---------- COLLECTED DATA ----------
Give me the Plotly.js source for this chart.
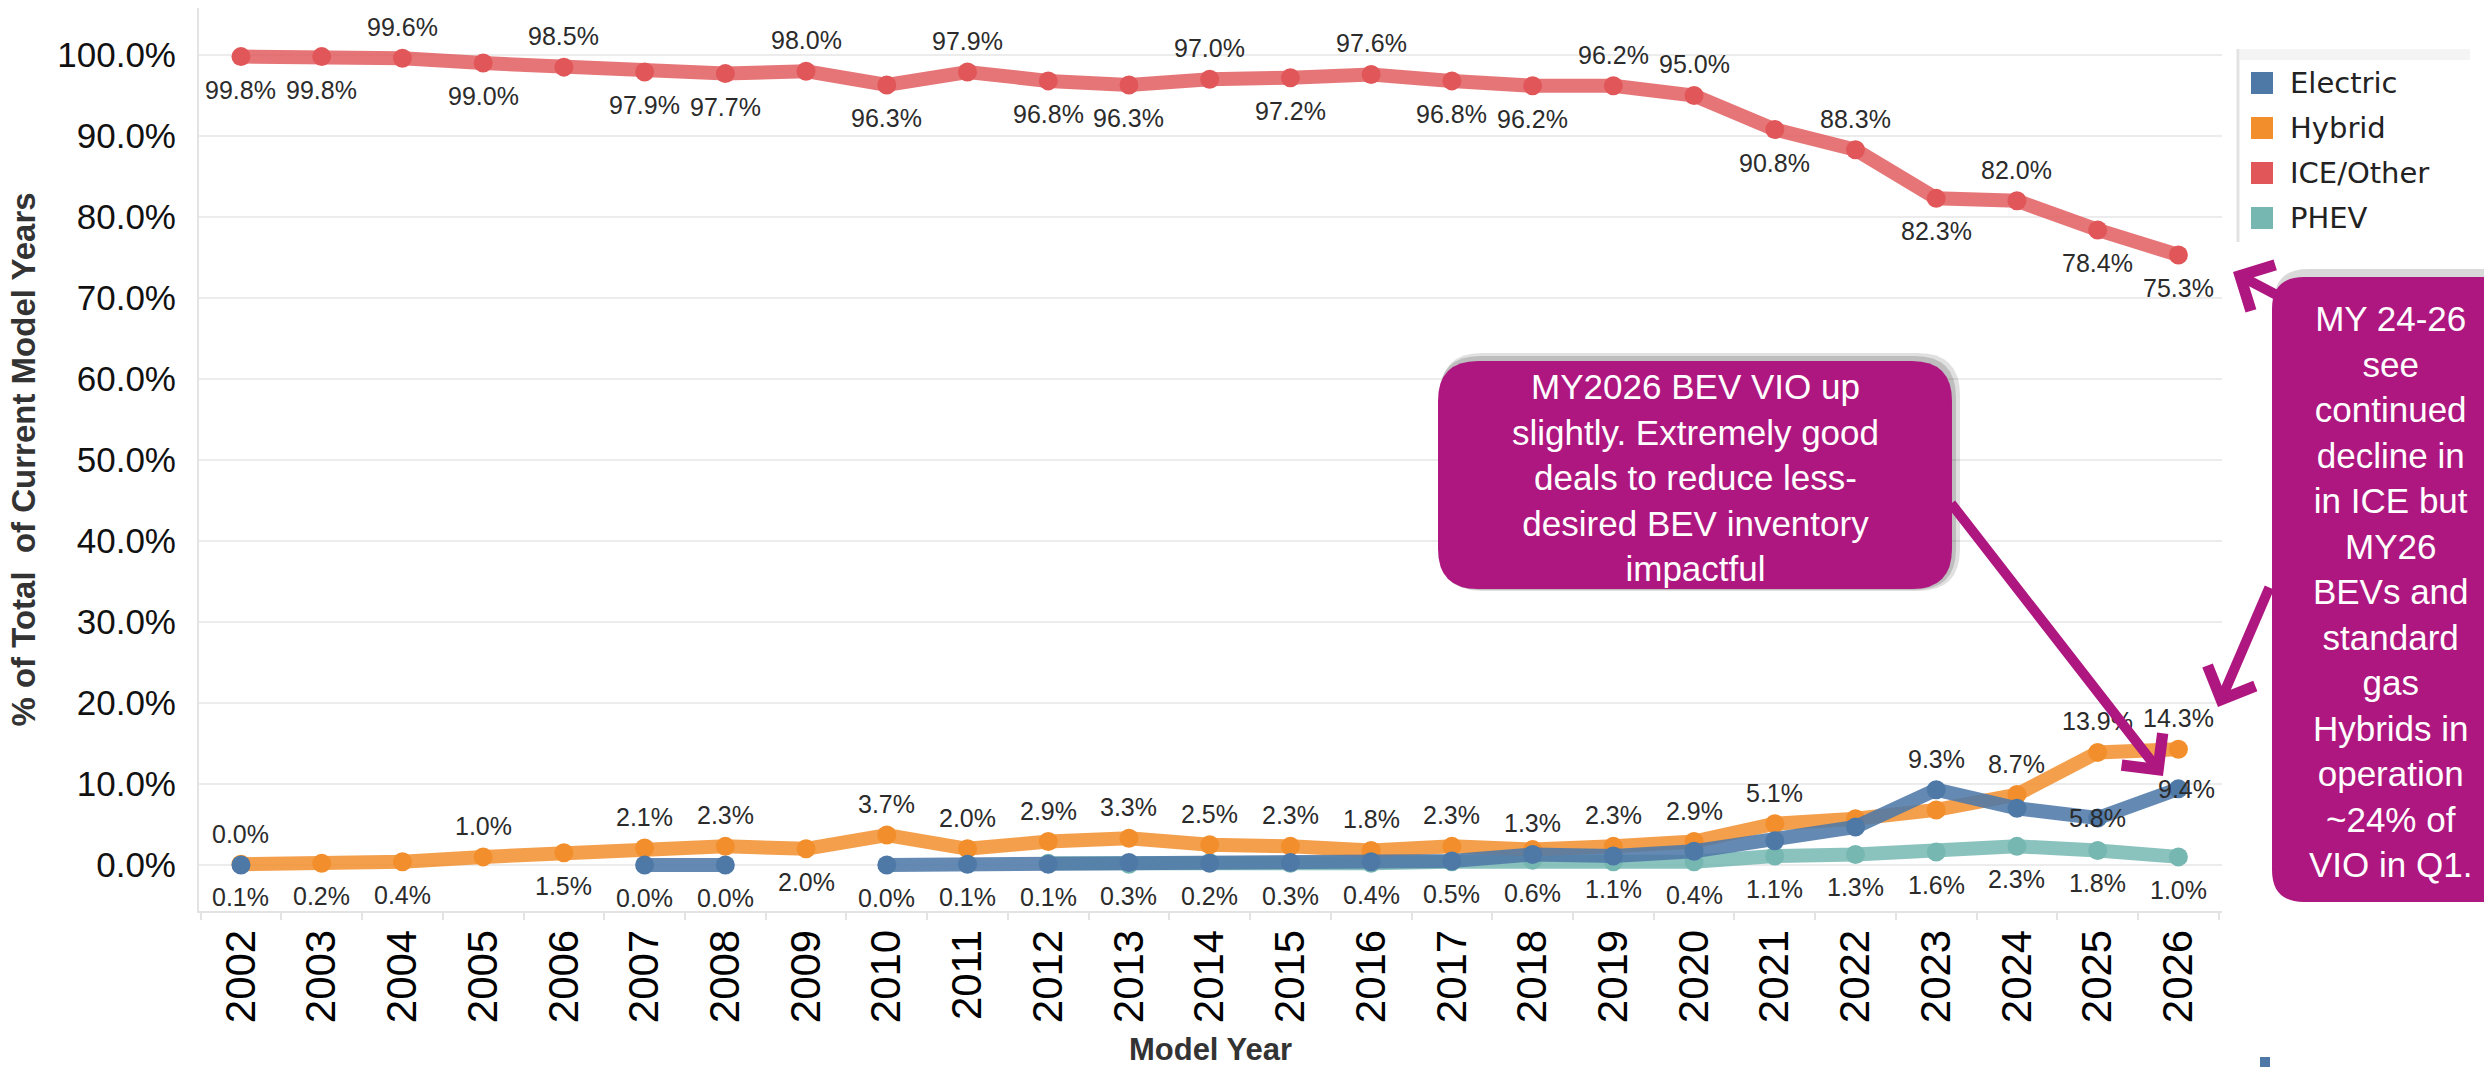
<!DOCTYPE html>
<html><head><meta charset="utf-8">
<script src="https://cdn.plot.ly/plotly-3.0.1.min.js"></script>
<style>html,body{margin:0;padding:0;background:#fff;overflow:hidden;} #chart{width:2484px;height:1067px;}</style>
</head><body><div id="chart"></div>
<script>
// ---------- data ----------
const years = ['2002','2003','2004','2005','2006','2007','2008','2009','2010','2011','2012','2013','2014','2015','2016','2017','2018','2019','2020','2021','2022','2023','2024','2025','2026'];
const electric = [0.0,null,null,null,null,0.0,0.0,null,0.0,0.1,0.1,0.3,0.2,0.3,0.4,0.5,1.3,1.1,1.7,3.0,4.7,9.3,7.0,5.8,9.4];
const hybrid   = [0.1,0.2,0.4,1.0,1.5,2.1,2.3,2.0,3.7,2.0,2.9,3.3,2.5,2.3,1.8,2.3,1.9,2.3,2.9,5.1,5.7,6.8,8.7,13.9,14.3];
const ice      = [99.8,99.8,99.6,99.0,98.5,97.9,97.7,98.0,96.3,97.9,96.8,96.3,97.0,97.2,97.6,96.8,96.2,96.2,95.0,90.8,88.3,82.3,82.0,78.4,75.3];
const phev     = [null,null,null,null,null,null,null,null,null,null,0.2,0.1,0.3,0.2,0.2,0.4,0.6,0.4,0.4,1.1,1.3,1.6,2.3,1.8,1.0];
const seriesNames = ['Electric','Hybrid','ICE/Other','PHEV'];
const yTicks = [0,10,20,30,40,50,60,70,80,90,100];
const note1 = ['MY2026 BEV VIO up','slightly. Extremely good','deals to reduce less-','desired BEV inventory','impactful'];
const note2 = ['MY 24-26','see','continued','decline in','in ICE but','MY26','BEVs and','standard','gas','Hybrids in','operation','~24% of','VIO in Q1.'];

// label placement (a = above, b = below, c = on point, r = right of point, '' = none)
const elecPos = ['a','','','','','b','b','','b','b','b','b','b','b','b','b','a','b','','','','a','','c','r'];
const hybPos  = ['b','b','b','a','b','a','a','b','a','a','a','a','a','a','a','a','','a','a','a','','','a','a','a'];
const icePos  = ['b','b','a','b','a','b','b','a','b','a','b','b','a','b','a','b','b','a','a','b','a','b','a','b','b'];
const phevPos = ['','','','','','','','','','','','','','','','','b','','b','b','b','b','b','b','b'];

// ---------- styles ----------
const colors = {Electric:'#4E79A7', Hybrid:'#F28E2B', 'ICE/Other':'#E15759', PHEV:'#76B7B2'};
const lineRGBA = {Electric:'rgba(78,121,167,0.88)', Hybrid:'rgba(242,142,43,0.85)', 'ICE/Other':'rgba(225,87,89,0.82)', PHEV:'rgba(118,183,178,0.85)'};
const boxColor = '#AF1780';

const L=199, R=2222, T=8, B=911;
const px = x => (x-L)/(R-L);
const py = y => (B-y)/(B-T);
function rr(x0,y0,x1,y1,r){
  const P=(x,y)=>px(x).toFixed(5)+','+py(y).toFixed(5);
  return 'M'+P(x0+r,y0)+' L'+P(x1-r,y0)+' Q'+P(x1,y0)+' '+P(x1,y0+r)+
         ' L'+P(x1,y1-r)+' Q'+P(x1,y1)+' '+P(x1-r,y1)+
         ' L'+P(x0+r,y1)+' Q'+P(x0,y1)+' '+P(x0,y1-r)+
         ' L'+P(x0,y0+r)+' Q'+P(x0,y0)+' '+P(x0+r,y0)+' Z';
}

const order = [['ICE/Other',ice,icePos],['PHEV',phev,phevPos],['Hybrid',hybrid,hybPos],['Electric',electric,elecPos]];
const traces = order.map(([name,vals]) => ({
  type:'scatter', mode:'lines+markers', name:name, x:years, y:vals,
  line:{color:lineRGBA[name], width:14}, marker:{color:colors[name], size:19},
  connectgaps:false, showlegend:false, hoverinfo:'skip', cliponaxis:false
}));

const annotations = [];
order.forEach(([name,vals,pos]) => {
  vals.forEach((v,i) => {
    const p = pos[i];
    if(!p || v===null) return;
    annotations.push({x:i, y:v, xref:'x', yref:'y', text:v.toFixed(1)+'%', showarrow:false,
      font:{family:'Arial', size:25, color:'#2b2b2b'},
      yshift: p==='a'?31 : (p==='b'?-33:0), xshift: p==='r'?8:0});
  });
});

// legend
seriesNames.forEach((n,i) => {
  annotations.push({xref:'paper', yref:'paper', x:px(2288), y:py(83+45*i), xanchor:'left', yanchor:'middle',
    text:n, showarrow:false, font:{family:'DejaVu Sans', size:29, color:'#222'}});
});

// callout texts
annotations.push({xref:'paper', yref:'paper', x:px(1695), y:py(477), xanchor:'center', yanchor:'middle', align:'center',
  text:note1.join('<br>'), showarrow:false, font:{family:'Arial', size:35, color:'#fff'}});
annotations.push({xref:'paper', yref:'paper', x:px(2390), y:py(591), xanchor:'center', yanchor:'middle', align:'center',
  text:note2.join('<br>'), showarrow:false, font:{family:'Arial', size:35, color:'#fff'}});

// arrows
const arrow = (tx,ty,sx,sy,w) => ({xref:'paper', yref:'paper', x:px(tx), y:py(ty), ax:sx-tx, ay:sy-ty, text:'',
  showarrow:true, arrowhead:4, arrowsize:1, arrowwidth:w, arrowcolor:boxColor, standoff:0, startstandoff:0});
annotations.push(arrow(2163,776,1950,502,10));
annotations.push(arrow(2218,707,2270,586,10));
annotations.push(arrow(2233,272,2290,302,10));

const shapes = [
  {type:'line', xref:'paper', x0:0, x1:1, yref:'y', y0:0, y1:0, line:{color:'#a0a0a0', width:1.5, dash:'dot'}, layer:'below'},
  // legend frame
  {type:'rect', xref:'paper', yref:'paper', x0:px(2240), x1:px(2470), y0:py(60), y1:py(49), fillcolor:'#f4f4f4', line:{width:0}},
  {type:'line', xref:'paper', yref:'paper', x0:px(2238), x1:px(2238), y0:py(49), y1:py(242), line:{color:'#e2e2e2', width:3}},
  // callout shadows & boxes
  {type:'path', xref:'paper', yref:'paper', path:rr(1440,353,1960,591,42), fillcolor:'rgba(0,0,0,0.12)', line:{width:0}},
  {type:'path', xref:'paper', yref:'paper', path:rr(1439,356,1956,590,41), fillcolor:'rgba(0,0,0,0.15)', line:{width:0}},
  {type:'path', xref:'paper', yref:'paper', path:rr(1438,361,1952,589,40), fillcolor:boxColor, line:{width:0}},
  {type:'path', xref:'paper', yref:'paper', path:rr(2274,269,2530,902,34), fillcolor:'rgba(0,0,0,0.15)', line:{width:0}},
  {type:'path', xref:'paper', yref:'paper', path:rr(2272,277,2530,902,32), fillcolor:boxColor, line:{width:0}},
  // small mark at bottom
  {type:'rect', xref:'paper', yref:'paper', x0:px(2260), x1:px(2270), y0:py(1067), y1:py(1057), fillcolor:'#4E79A7', line:{width:0}}
];
seriesNames.forEach((n,i) => {
  const cy = 83+45*i;
  shapes.push({type:'rect', xref:'paper', yref:'paper', x0:px(2251), x1:px(2273), y0:py(cy+11), y1:py(cy-11), fillcolor:colors[n], line:{width:0}});
});

const layout = {
  width:2484, height:1067, margin:{l:L, r:2484-R, t:T, b:1067-B, pad:0},
  paper_bgcolor:'#fff', plot_bgcolor:'#fff', showlegend:false,
  xaxis:{type:'category', range:[-0.52,24.54], tickangle:-90, automargin:false, fixedrange:true,
    tickfont:{family:'Arial', size:42, color:'#000'}, showgrid:false, zeroline:false,
    showline:true, linecolor:'#e3e3e3', linewidth:2, ticks:'outside', tickson:'boundaries', ticklen:7, tickwidth:2, tickcolor:'#e3e3e3',
    title:{text:'Model Year', standoff:18, font:{family:'Arial', size:31, color:'#333', weight:'bold'}}},
  yaxis:{range:[-5.68,105.8], tickmode:'array', tickvals:yTicks, ticktext:yTicks.map(v => v.toFixed(1)+'%'), automargin:false, fixedrange:true,
    tickfont:{family:'Arial', size:35, color:'#111'}, showgrid:true, gridcolor:'#ececec', gridwidth:2, zeroline:false,
    showline:true, linecolor:'#e3e3e3', linewidth:2, ticks:'outside', ticklen:14, tickcolor:'rgba(0,0,0,0)',
    title:{text:'% of Total\u00a0 of Current Model Years', standoff:12, font:{family:'Arial', size:33, color:'#333', weight:'bold'}}},
  shapes:shapes, annotations:annotations
};
Plotly.newPlot('chart', traces, layout, {displayModeBar:false, staticPlot:true});
</script></body></html>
----------
Leave out any pictures, please, and quote only the lines from the top of the data through the line that contains "const note2 = ['MY".

TASK ANSWER:
Give me the Plotly.js source for this chart.
<!DOCTYPE html>
<html><head><meta charset="utf-8">
<script src="https://cdn.plot.ly/plotly-3.0.1.min.js"></script>
<style>html,body{margin:0;padding:0;background:#fff;overflow:hidden;} #chart{width:2484px;height:1067px;}</style>
</head><body><div id="chart"></div>
<script>
// ---------- data ----------
const years = ['2002','2003','2004','2005','2006','2007','2008','2009','2010','2011','2012','2013','2014','2015','2016','2017','2018','2019','2020','2021','2022','2023','2024','2025','2026'];
const electric = [0.0,null,null,null,null,0.0,0.0,null,0.0,0.1,0.1,0.3,0.2,0.3,0.4,0.5,1.3,1.1,1.7,3.0,4.7,9.3,7.0,5.8,9.4];
const hybrid   = [0.1,0.2,0.4,1.0,1.5,2.1,2.3,2.0,3.7,2.0,2.9,3.3,2.5,2.3,1.8,2.3,1.9,2.3,2.9,5.1,5.7,6.8,8.7,13.9,14.3];
const ice      = [99.8,99.8,99.6,99.0,98.5,97.9,97.7,98.0,96.3,97.9,96.8,96.3,97.0,97.2,97.6,96.8,96.2,96.2,95.0,90.8,88.3,82.3,82.0,78.4,75.3];
const phev     = [null,null,null,null,null,null,null,null,null,null,0.2,0.1,0.3,0.2,0.2,0.4,0.6,0.4,0.4,1.1,1.3,1.6,2.3,1.8,1.0];
const seriesNames = ['Electric','Hybrid','ICE/Other','PHEV'];
const yTicks = [0,10,20,30,40,50,60,70,80,90,100];
const note1 = ['MY2026 BEV VIO up','slightly. Extremely good','deals to reduce less-','desired BEV inventory','impactful'];
const note2 = ['MY 24-26','see','continued','decline in','in ICE but','MY26','BEVs and','standard','gas','Hybrids in','operation','~24% of','VIO in Q1.'];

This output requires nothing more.